The debate between fully automated knowledge extraction and manual curation in biomedical NLP is a false dichotomy that wastes resources and delays value delivery. Fully automated systems are fast and scalable but make errors that are dangerous in regulated domains. Fully manual curation is accurate but cannot scale to the volume of biomedical text published and generated every year. The productive question is not which approach to choose, but how to allocate human expert attention where it generates the most value — and design automation to handle everything else reliably.
Where Automation Works Well
Automation excels at high-volume, well-defined extraction tasks where the target relation types are linguistically regular and the consequences of individual errors are bounded by the downstream validation process. Extracting drug names from structured drug labels, coding adverse event reports to MedDRA terms from structured CRF fields, and mapping ICD codes to SNOMED CT concepts are all tasks where modern NLP achieves accuracy levels that justify automation with light sampling-based monitoring rather than per-record review.

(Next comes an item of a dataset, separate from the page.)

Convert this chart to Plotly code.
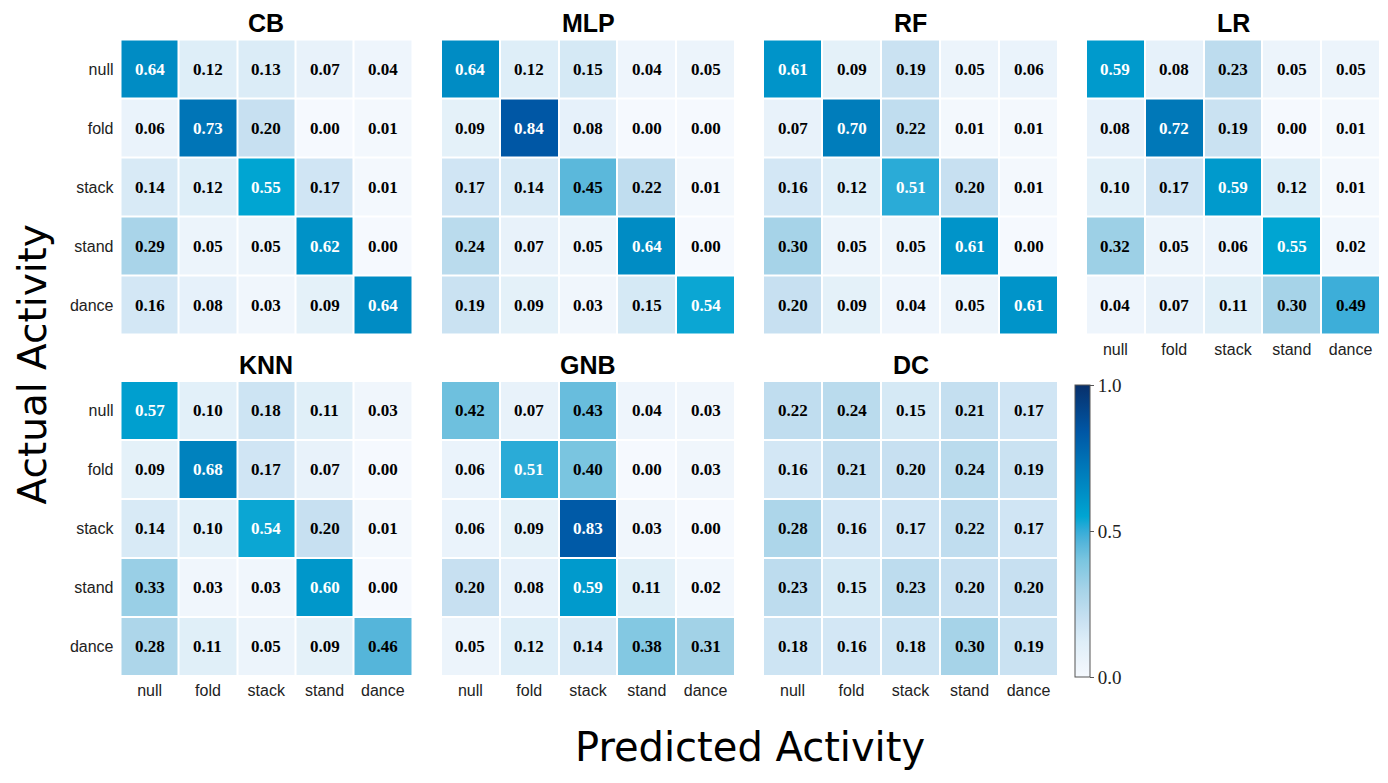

Where Human Expertise Remains Essential
Human expert attention is irreplaceable for three categories of task. First, novel concept identification: when a new drug, disease subtype, or clinical finding is not yet in any ontology, automated systems will either miss it or map it incorrectly to the nearest existing concept. Expert curators identify these gaps and initiate ontology extension requests. Second, ambiguous relation interpretation: clinical language is rich with hedging, negation, temporal qualification, and implicit context that automated systems handle poorly in edge cases. Third, quality sampling and calibration: periodic expert review of automated outputs is essential for detecting systematic errors before they propagate through the knowledge graph at scale.

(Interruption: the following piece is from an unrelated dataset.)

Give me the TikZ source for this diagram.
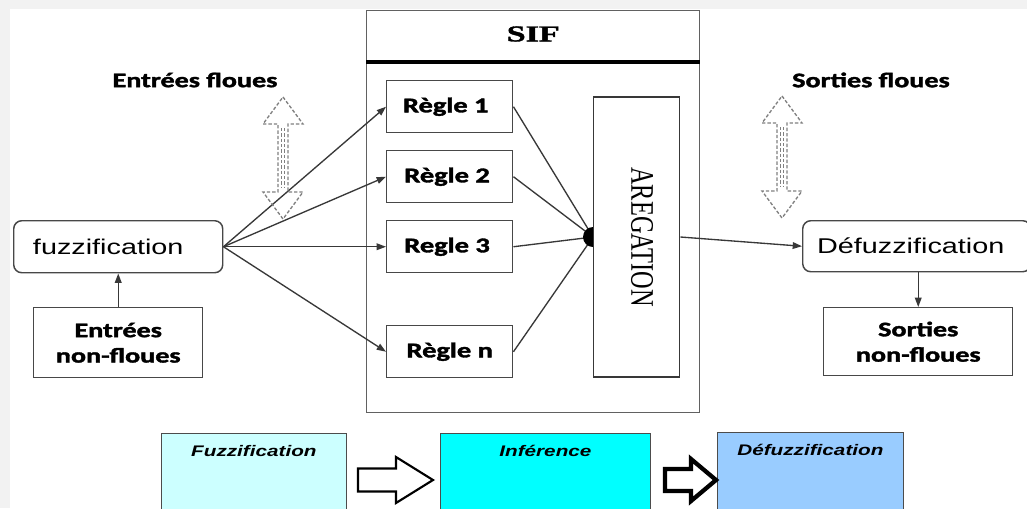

Designing the Human-in-the-Loop Interface
The efficiency of expert curation depends heavily on the interface through which curators interact with automated outputs. Curators who must review raw NLP outputs against source text in separate windows spend most of their time on navigation rather than judgement. A well-designed curation interface presents the source context, the proposed extraction, alternative interpretations ranked by confidence, and the ontology concept it maps to — all in a single view, with one-click accept/reject/modify actions. This interface investment typically improves curator throughput by a factor of three to five, making the curation process sustainable at the volumes required for production knowledge graph maintenance.